Nicht um Exzellenzmittel streiten, sondern gemeinsam an exzellenter Forschung arbeiten

Sehr geehrter Herr Präsident! Geehrte Kolleginnen und Kollegen! 

Herr Staatssekretär, wenn ich Sie so höre, dann habe ich den Eindruck: Die europäische Zusammenarbeit in der Forschung gestaltet sich für Sie so, wie Sie den Binnenmarkt verstehen: Forschung muss wertvoll sein und den Regeln der Profite unterworfen werden. Was das heißt, sehen wir: Die Starken gewinnen, die Schwachen sterben. Diese Unterwerfung der Forschung unter die Wirtschaftlichkeitskriterien lehnt die Linke ab. 

In Europa soll die Wissens- und Innovationsentwicklung als reiner Wettbewerb verstanden werden. Zukünftig müssen die Forscherinnen und Forscher dann noch mehr als bisher um Förderungen kämpfen, statt unabhängig zu forschen und gemeinsam die Probleme der Gesellschaft zu lösen. 

Förderkriterien, Exzellenzinitiativen und der Zwang zur Vermarktung von Ideen verschärfen Spaltung und Konkurrenz innerhalb der EU. Wie sollen die finanzschwachen Länder Europas ihren Eigenanteil aufbringen, um EU-Mittel aus Förderprogrammen zu erhalten? Wie sollen diese Länder die besten Köpfe an ihren Forschungseinrichtungen halten, wenn sie wie Griechenland gezwungen werden, Gehälter massiv zu senken? Und wie soll sich dann eine innovative Wirtschaft entwickeln? 

Man muss dafür bei Ihnen nicht einmal zwischen den Zeilen lesen, um zu erkennen: Deutschlands Vorreiterrolle in Europa soll ausgebaut werden. Die Strategie der Regierung priorisiert effektivere nationale sprich: deutsche Forschungssysteme. Auch im Forschungsbereich opfern Sie die Idee eines einigen, fortschrittlichen Europas den kurzfristigen Wettbewerbsvorteilen Deutschlands. Heute gewinnt Deutschland vom neuen „keep the brains“, dem Nehmen der besten Köpfe. 

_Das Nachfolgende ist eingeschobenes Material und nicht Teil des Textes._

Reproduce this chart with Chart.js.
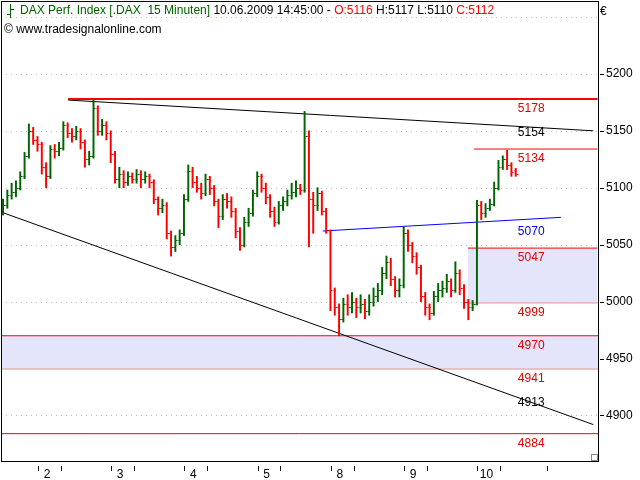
<!DOCTYPE html>
<html lang="de">
<head>
  <meta charset="UTF-8">
  <script src="https://cdn.jsdelivr.net/npm/chart.js"></script>
  <title>DAX 15 Minuten</title>
  <style>
    body { margin: 0; background: #fff; }
    #wrap { width: 640px; height: 480px; }
  </style>
</head>
<body>
<div id="wrap"><canvas id="myChart"></canvas></div>
<script>
// 15-Minuten-Balken (Index 0..119)
const opens  = [5080,5085,5094,5096,5100,5110,5128,5150,5142,5138,5118,5110,5134,5132,5135,5155,5148,5145,5150,5140,
                5125,5128,5170,5150,5155,5148,5130,5108,5112,5105,5110,5108,5112,5108,5110,5105,5090,5082,5085,5060,
                5048,5054,5060,5090,5115,5105,5100,5095,5108,5100,5088,5075,5090,5088,5080,5062,5050,5070,5078,5095,
                5110,5100,5092,5080,5070,5085,5088,5094,5096,5100,5098,5145,5090,5085,5095,5080,5063,5010,4995,4985,
                4998,4995,5000,4995,4998,4992,5000,5005,5010,5025,5035,5020,5010,5015,5060,5050,5040,5030,5005,4995,
                4990,5005,5010,5012,5018,5010,5025,5012,5000,4995,4998,5085,5078,5082,5086,5100,5118,5125,5120,5116];
const highs  = [5090,5098,5104,5106,5114,5131,5156,5153,5145,5140,5122,5137,5138,5140,5158,5157,5152,5154,5152,5142,
                5132,5177,5172,5160,5158,5150,5132,5118,5115,5114,5113,5116,5115,5114,5112,5107,5092,5090,5087,5062,
                5058,5063,5094,5120,5118,5110,5104,5112,5110,5102,5090,5094,5095,5092,5082,5065,5074,5082,5098,5114,
                5112,5104,5094,5083,5088,5092,5098,5104,5106,5103,5167,5150,5096,5100,5097,5082,5063,5012,4998,5003,
                5006,5008,5003,5006,5002,5006,5012,5016,5030,5040,5038,5022,5020,5066,5063,5052,5043,5032,5008,4998,
                5009,5016,5018,5024,5020,5035,5028,5015,5002,5001,5089,5088,5086,5090,5105,5124,5128,5133,5122,5117];
const lows   = [5076,5082,5090,5092,5098,5108,5126,5138,5132,5112,5100,5108,5126,5128,5133,5144,5140,5142,5134,5118,
                5120,5126,5146,5146,5142,5122,5104,5100,5100,5102,5104,5104,5100,5104,5100,5086,5076,5078,5055,5040,
                5044,5050,5058,5088,5100,5096,5090,5093,5094,5084,5065,5072,5082,5074,5056,5045,5048,5066,5075,5092,
                5096,5086,5074,5066,5068,5080,5084,5090,5092,5094,5096,5048,5060,5080,5076,5060,4992,4988,4970,4982,
                4988,4990,4986,4990,4985,4988,4996,5000,5006,5020,5014,5004,5004,5012,5044,5034,5024,5000,4988,4984,
                4988,5000,5004,5008,5004,5008,5006,4994,4984,4992,4997,5072,5074,5080,5084,5098,5116,5116,5110,5110];
const closes = [5085,5094,5096,5100,5110,5128,5150,5142,5138,5118,5110,5134,5132,5135,5155,5148,5145,5150,5140,5125,
                5128,5170,5150,5155,5148,5130,5108,5112,5105,5110,5108,5112,5108,5110,5105,5090,5082,5085,5060,5048,
                5054,5060,5090,5115,5105,5100,5095,5108,5100,5088,5075,5090,5088,5080,5062,5050,5070,5078,5095,5110,
                5100,5092,5080,5070,5085,5088,5094,5096,5100,5098,5145,5090,5085,5095,5080,5063,5010,4995,4985,4998,
                4995,5000,4995,4998,4992,5000,5005,5010,5025,5035,5020,5010,5015,5060,5050,5040,5030,5005,4995,4990,
                5005,5010,5012,5018,5010,5025,5012,5000,4995,4998,5085,5078,5082,5086,5100,5118,5125,5120,5114,5112];

// Handelstage: Beschriftung und Balkenindex des Tagesbeginns
const dayLabels = ['2','3','4','5','8','9','10'];
const dayStart  = [0, 17, 34, 51, 68, 85, 102];

// y-Achse
const yTicks = [4900,4950,5000,5050,5100,5150,5200,5250];

// Linien/Marken: [x1, y1, x2, y2]
const resist5178 = [15.1, 5178, 138, 5178];
const trendTop   = [15.1, 5177, 137, 5150];
const trendLow   = [-0.7, 5079, 137, 4892];
const blueLine   = [74.2, 5062, 129.5, 5074];
const line5134   = [109.3, 5134, 138, 5134];
const box5047    = [107.9, 5047, 138, 4999];
const box4970    = [-1, 4970, 139, 4941];
const line4884   = [-1, 4884, 139, 4884];

// Wertebeschriftungen rechts
const levelVals   = [5178, 5154, 5134, 5070, 5047, 4999, 4970, 4941, 4913, 4884];
const levelColors = ['#e00000','#000000','#e00000','#0000e0','#e00000','#e00000','#e00000','#e00000','#000000','#e00000'];

const green = '#006400', red = '#ff0000', lav = 'rgba(228,228,250,1)';

const barData = opens.map((o, i) => ({ x: i, y: [lows[i], highs[i]] }));
const barColors = opens.map((o, i) => closes[i] >= o ? green : red);

function seg(a, color, w, extra) {
  return Object.assign({
    type: 'line',
    data: [{ x: a[0], y: a[1] }, { x: a[2], y: a[3] }],
    borderColor: color, borderWidth: w, pointRadius: 0, fill: false, order: 2
  }, extra || {});
}

const ohlcPlugin = {
  id: 'ohlc',
  beforeDatasetsDraw(chart) {
    const { ctx, chartArea: a, scales: { y } } = chart;
    ctx.save();
    ctx.strokeStyle = '#c0c0c0';
    ctx.setLineDash([1, 4]);
    ctx.lineWidth = 1;
    yTicks.forEach(v => {
      const py = Math.round(y.getPixelForValue(v)) + 0.5;
      ctx.beginPath(); ctx.moveTo(a.left, py); ctx.lineTo(a.right, py); ctx.stroke();
    });
    ctx.restore();
  },
  afterDatasetsDraw(chart) {
    const { ctx, chartArea: a, scales: { x, y } } = chart;
    ctx.save();
    ctx.lineWidth = 1;
    opens.forEach((o, i) => {
      const px = Math.round(x.getPixelForValue(i)) + 0.5;
      ctx.strokeStyle = barColors[i];
      const po = Math.round(y.getPixelForValue(o)) + 0.5;
      const pc = Math.round(y.getPixelForValue(closes[i])) + 0.5;
      ctx.beginPath();
      ctx.moveTo(px - 2, po); ctx.lineTo(px, po);
      ctx.moveTo(px, pc); ctx.lineTo(px + 2, pc);
      ctx.stroke();
    });
    // Wertebeschriftung
    ctx.font = '12px "Liberation Sans", Arial, sans-serif';
    ctx.textAlign = 'center';
    ctx.textBaseline = 'middle';
    const lx = x.getPixelForValue(122.6);
    levelVals.forEach((v, k) => {
      ctx.fillStyle = levelColors[k];
      let py = y.getPixelForValue(v) + 10;
      if (v === 5154) py = y.getPixelForValue(v) + 6;
      if (v === 4913) py = y.getPixelForValue(v) + 2;
      ctx.fillText(String(v), lx, py);
    });
    // Rahmen
    ctx.strokeStyle = '#000';
    ctx.strokeRect(a.left + 0.5, a.top + 0.5, a.right - a.left, a.bottom - a.top);
    // y-Achsen-Striche
    yTicks.slice(0, 7).forEach(v => {
      const py = Math.round(y.getPixelForValue(v)) + 0.5;
      ctx.beginPath(); ctx.moveTo(a.right + 2, py); ctx.lineTo(a.right + 6, py); ctx.stroke();
    });
    // Ziehgriff
    ctx.strokeStyle = '#888';
    ctx.strokeRect(a.right - 6.5, a.bottom - 6.5, 6, 6);
    ctx.strokeStyle = '#000';
    // x-Achse
    ctx.fillStyle = '#000';
    ctx.textBaseline = 'top';
    dayStart.forEach((d, k) => {
      const p1 = Math.round(x.getPixelForValue(d + 8.1)) + 0.5;
      const p2 = Math.round(x.getPixelForValue(d + 13.4)) + 0.5;
      ctx.beginPath();
      ctx.moveTo(p1, a.bottom + 5); ctx.lineTo(p1, a.bottom + 10);
      ctx.moveTo(p2, a.bottom + 5); ctx.lineTo(p2, a.bottom + 10);
      ctx.stroke();
      ctx.fillText(dayLabels[k], x.getPixelForValue(d + 10.2), a.bottom + 8);
    });
    const p3 = Math.round(x.getPixelForValue(126.3)) + 0.5;
    ctx.beginPath(); ctx.moveTo(p3, a.bottom + 5); ctx.lineTo(p3, a.bottom + 10); ctx.stroke();
    // Kopfzeile
    ctx.textAlign = 'left';
    ctx.textBaseline = 'middle';
    let tx = 20;
    const parts = [
      ['DAX Perf. Index [.DAX  15 Minuten] ', green], ['10.06.2009 14:45:00 - ', '#000'],
      ['O:5116 ', red], ['H:5117 L:5110 ', '#000'], ['C:5112', red]
    ];
    parts.forEach(p => { ctx.fillStyle = p[1]; ctx.fillText(p[0], tx, 11); tx += ctx.measureText(p[0]).width; });
    ctx.fillStyle = '#000';
    ctx.fillText('\u00a9 www.tradesignalonline.com', 4, 30);
    ctx.fillText('\u20ac', 600, 12);
    ctx.strokeStyle = green;
    ctx.beginPath();
    ctx.moveTo(10.5, 4); ctx.lineTo(10.5, 18);
    ctx.moveTo(7, 14.5); ctx.lineTo(10.5, 14.5);
    ctx.moveTo(10.5, 9.5); ctx.lineTo(14, 9.5);
    ctx.stroke();
    ctx.restore();
  }
};

new Chart(document.getElementById('myChart'), {
  type: 'bar',
  data: {
    datasets: [
      { type: 'bar', data: barData, backgroundColor: barColors, barThickness: 1.3, order: 0 },
      seg(resist5178, red, 2),
      seg(trendTop, '#000', 1),
      seg(trendLow, '#000', 1),
      seg(blueLine, '#0000ff', 1),
      seg(line5134, red, 1),
      seg([box5047[0], box5047[1], box5047[2], box5047[1]], red, 1, { fill: '+1', backgroundColor: lav, order: 3 }),
      seg([box5047[0], box5047[3], box5047[2], box5047[3]], red, 1, { order: 3 }),
      seg([box4970[0], box4970[1], box4970[2], box4970[1]], red, 1, { fill: '+1', backgroundColor: lav, order: 3 }),
      seg([box4970[0], box4970[3], box4970[2], box4970[3]], red, 1, { order: 3 }),
      seg(line4884, red, 1)
    ]
  },
  options: {
    responsive: true,
    maintainAspectRatio: false,
    animation: false,
    layout: { padding: { left: 1, top: 1, bottom: 19, right: 0 } },
    plugins: { legend: { display: false }, tooltip: { enabled: false } },
    scales: {
      x: { type: 'linear', min: -0.47, max: 138.1, display: false, offset: false },
      y: {
        position: 'right', min: 4860, max: 5264,
        afterBuildTicks: s => { s.ticks = yTicks.map(v => ({ value: v })); },
        afterFit: s => { s.width = 42; s.paddingTop = 0; s.paddingBottom = 0; },
        grid: { display: false, drawOnChartArea: false },
        border: { display: false },
        ticks: {
          color: '#000', padding: 0,
          font: { family: '"Liberation Sans", Arial, sans-serif', size: 12 },
          callback: v => v === 5250 ? '' : v
        }
      }
    }
  },
  plugins: [ohlcPlugin]
});
</script>
</body>
</html>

In Griechenland, wo Universitäten geschlossen werden müssen, wandern die besten Forscherinnen und Forscher ab. Spanien verliert die besten Köpfe, weil andere Länder besser zahlen können. 

Die Koalition und die deutschen Konzerne jubeln über solche Abwanderungen und ignorieren die Nebenwirkungen. 

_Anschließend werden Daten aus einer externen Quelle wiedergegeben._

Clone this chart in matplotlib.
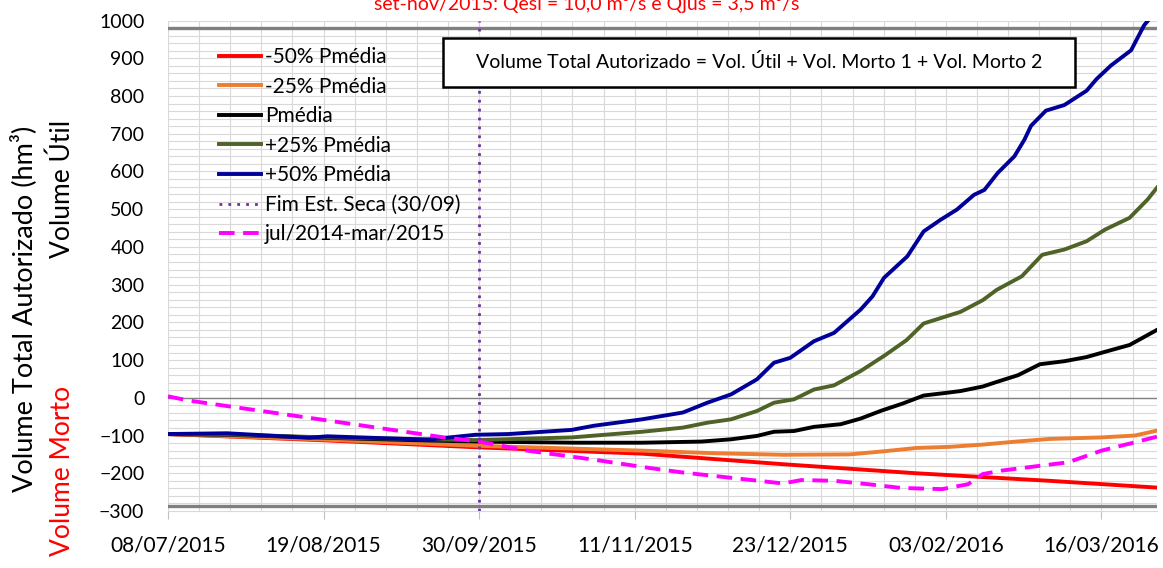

An deutschen Forschungseinrichtungen wächst der Konkurrenzdruck zwischen den Beschäftigten. Eine Folge ist der Befristungs- und Teilzeitwahn an unseren Hochschulen. Weniger als 10 Prozent der wissenschaftlichen Beschäftigten sind unbefristet und in Vollzeit beschäftigt. Das ist unerträglich. 

Statt sich um Nachwuchs zu kümmern, schöpfen die deutsche Industrie und die deutschen Forschungseinrichtungen aus dem EU-Pool und sparen bei Gehältern und Ausbildung. Was passiert, wenn in einigen Jahren die ärmeren EU-Staaten wie Griechenland, Spanien und Portugal ausgeblutet sind, wenn der Pool leer ist, wenn der Nachwuchs fehlt? 

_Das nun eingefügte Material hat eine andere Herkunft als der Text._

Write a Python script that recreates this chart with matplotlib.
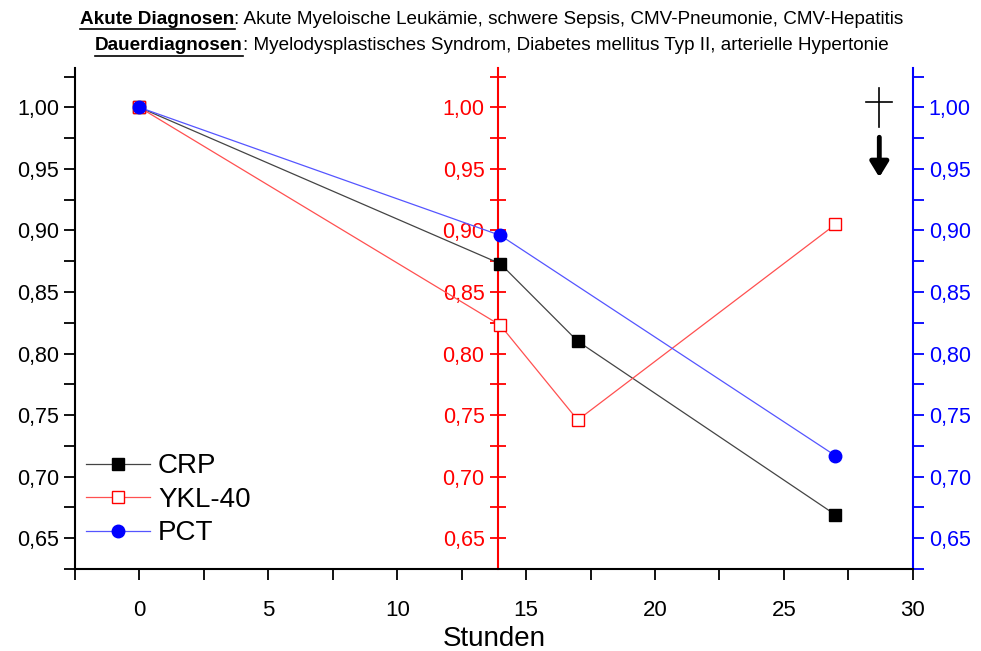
import matplotlib
matplotlib.use("Agg")
from matplotlib import pyplot as plt
from matplotlib.ticker import MultipleLocator, FuncFormatter

plt.rcParams['font.family'] = ['Liberation Sans', 'DejaVu Sans']

# values (relative values)
crp_x = [0, 14, 17, 27]
crp_y = [1.0, 0.873, 0.810, 0.669]
ykl_x = [0, 14, 17, 27]
ykl_y = [1.0, 0.823, 0.746, 0.905]
pct_x = [0, 14, 27]
pct_y = [1.0, 0.896, 0.717]

red_axis_at = 13.9
ylim = (0.625, 1.032)

comma = FuncFormatter(lambda v, p: "{:.2f}".format(v).replace('.', ','))

fig = plt.figure(figsize=(9.81, 6.51), dpi=100)
ax = fig.add_axes([0.0765, 0.126, 0.854, 0.7695])

ax.plot(crp_x, crp_y, color='#444444', lw=0.9, marker='s', ms=8.5,
        mfc='black', mec='black', label='CRP', zorder=3)
ax.plot(ykl_x, ykl_y, color='#ff5050', lw=0.9, marker='s', ms=8.5,
        mfc='white', mec='red', label='YKL-40', zorder=3)
ax.plot(pct_x, pct_y, color='#5555ff', lw=0.9, marker='o', ms=9,
        mfc='blue', mec='blue', label='PCT', zorder=4)

ax.set_xlim(-2.5, 30)
ax.set_ylim(*ylim)
ax.xaxis.set_major_locator(MultipleLocator(5))
ax.xaxis.set_minor_locator(MultipleLocator(2.5))
ax.yaxis.set_major_locator(MultipleLocator(0.05))
ax.yaxis.set_minor_locator(MultipleLocator(0.025))
ax.yaxis.set_major_formatter(comma)
ax.tick_params(which='both', direction='out', length=8, width=1.3, labelsize=15.5)
ax.tick_params(axis='x', pad=14, labelsize=16)
ax.spines['top'].set_visible(False)
ax.spines['right'].set_visible(False)
ax.spines['left'].set_linewidth(1.5)
ax.spines['bottom'].set_linewidth(1.5)
ax.set_xlabel('Stunden', fontsize=20, va='center')
ax.xaxis.set_label_coords(0.5, -0.14)

# red axis inside the plot
axr = ax.twinx()
axr.set_ylim(*ylim)
axr.spines['right'].set_visible(False)
axr.spines['top'].set_visible(False)
axr.spines['bottom'].set_visible(False)
axr.spines['left'].set_position(('data', red_axis_at))
axr.spines['left'].set_color('red')
axr.spines['left'].set_linewidth(1.5)
axr.yaxis.set_ticks_position('left')
axr.yaxis.set_label_position('left')
axr.yaxis.set_major_locator(MultipleLocator(0.05))
axr.yaxis.set_minor_locator(MultipleLocator(0.025))
axr.yaxis.set_major_formatter(comma)
axr.tick_params(which='both', direction='inout', length=12, width=1.3,
                color='red', labelcolor='red', labelsize=15.5)

# blue axis on the right
axb = ax.twinx()
axb.set_ylim(*ylim)
for s in ['left', 'top', 'bottom']:
    axb.spines[s].set_visible(False)
axb.spines['right'].set_color('blue')
axb.spines['right'].set_linewidth(1.5)
axb.yaxis.set_major_locator(MultipleLocator(0.05))
axb.yaxis.set_minor_locator(MultipleLocator(0.025))
axb.yaxis.set_major_formatter(comma)
axb.tick_params(which='both', direction='out', length=8, width=1.3,
                color='blue', labelcolor='blue', labelsize=15.5)

# keep data on top
ax.set_zorder(3)
ax.patch.set_visible(False)

leg = ax.legend(loc='lower left', bbox_to_anchor=(-0.007, 0.012), frameon=False,
                fontsize=20, handlelength=2.3, handletextpad=0.3,
                labelspacing=0.27, borderaxespad=0.2)

# death marker (cross) and arrow
ax.plot([28.7, 28.7], [0.984, 1.016], color='black', lw=1.2, clip_on=False)
ax.plot([28.2, 29.2], [1.004, 1.004], color='black', lw=1.2, clip_on=False)
ax.annotate('', xy=(28.7, 0.941), xytext=(28.7, 0.978),
            arrowprops=dict(arrowstyle='-|>,head_length=0.9,head_width=0.55',
                            color='black', lw=3.5))

# header with underlined bold parts
lines = [("Akute Diagnosen", ": Akute Myeloische Leukämie, schwere Sepsis, CMV-Pneumonie, CMV-Hepatitis"),
         ("Dauerdiagnosen", ": Myelodysplastisches Syndrom, Diabetes mellitus Typ II, arterielle Hypertonie")]
fig.canvas.draw()
r = fig.canvas.get_renderer()
for i, (bold, rest) in enumerate(lines):
    yfig = 1 - (19 + 27 * i) / 651
    tb = fig.text(0, yfig, bold, fontsize=13.6, fontweight='bold', va='center')
    tr = fig.text(0, yfig, rest, fontsize=13.6, va='center')
    eb = tb.get_window_extent(r)
    er = tr.get_window_extent(r)
    total = eb.width + er.width
    x0 = 492 - total / 2
    tb.set_x(x0 / 981)
    tr.set_x((x0 + eb.width) / 981)
    uy = (eb.y0 - 1) / 651
    fig.add_artist(plt.Line2D([x0 / 981, (x0 + eb.width) / 981], [uy, uy],
                              transform=fig.transFigure, color='black', lw=1.2))

fig.savefig('out.png', dpi=100)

Im Interesse Deutschlands und der europäischen Integration fordert die Linke: erstens bessere Arbeitsbedingungen an Forschungseinrichtungen, und zwar über ein Wissenschaftszeitvertragsgesetz in Deutschland; zweitens eine bessere Grundfinanzierung von Hochschulen und Forschungseinrichtungen, damit Forscher nicht um Exzellenzmittel streiten, sondern gemeinsam an exzellenter Forschung arbeiten; drittens, dass sich die Bundesregierung dafür einsetzt, dass finanzschwache EU-Staaten EU-Forschungsmittel ohne Eigenanteil erhalten; viertens, ein Ende der Politik „keep the brains“ und mehr Nachwuchsförderung in Deutschland und in der EU. 

Mit unseren Forderungen sind europaweit bessere Forschungsbedingungen erreichbar. Wir Linke kämpfen für eine zukunftsweisende Forschungslandschaft, die ein soziales, ökologisches und gebildetes Europa unterstützt.